Speaker
Miguel Sanchez-Conde
Description
In the standard cosmology, there exists a strong connection between the internal structural properties of dark matter (DM) halos and their formation epochs. Such information can be expressed in terms of a single key parameter known as concentration. We compute the natal halo concentrations that naturally arise in the model by Prada et al. (2012), which links the concentration with the r.m.s. of the matter fluctuations. We then examine the mass-concentration relation, c(M), given by this model at present time over a huge range of halo masses, i.e. from Earth-mass microhalos up to galaxy clusters, and check its predictions against results from N-body cosmological simulations. Despite little knowledge of halo concentrations below 1e10 Msun in simulations, the model works remarkably well; indeed, it is compatible with all the available data down to Earth-mass microhalos within 1-sigma errors.
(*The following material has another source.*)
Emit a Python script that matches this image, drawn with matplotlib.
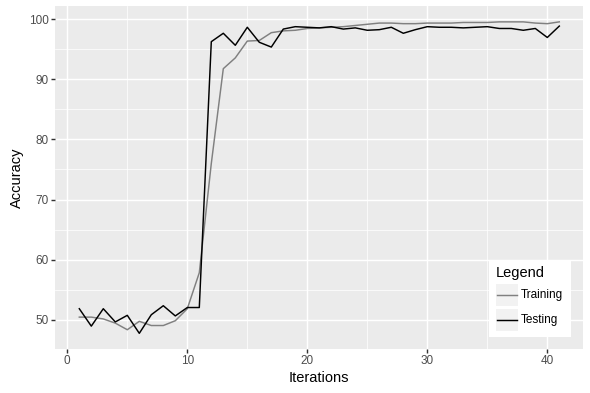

Both the simulation results and the model show a clear flattening of the c(M) relation at lower masses that excludes the use of simplistic power-law c(M) models below the mass resolution of current simulations. This fact has important consequences e.g. for gamma-ray DM searches, as it implies more moderate enhancements of the DM annihilation flux due to DM substructure - the so-called substructure boost - than usually assumed. Recent works that derived or used substructure boosts >1000 for galaxy clusters and >200 for Milky Way-sized halos relied on such power-law extrapolations, and thus are clearly disfavored. We obtain much more moderate boosts, i.e. <50 for galaxy clusters and <20 for galaxies like our own. DM annihilations in dwarf galaxies are not significantly boosted by the presence of sub-substructure. These numbers have a critical impact on current DM searches as well as on future DM search strategies.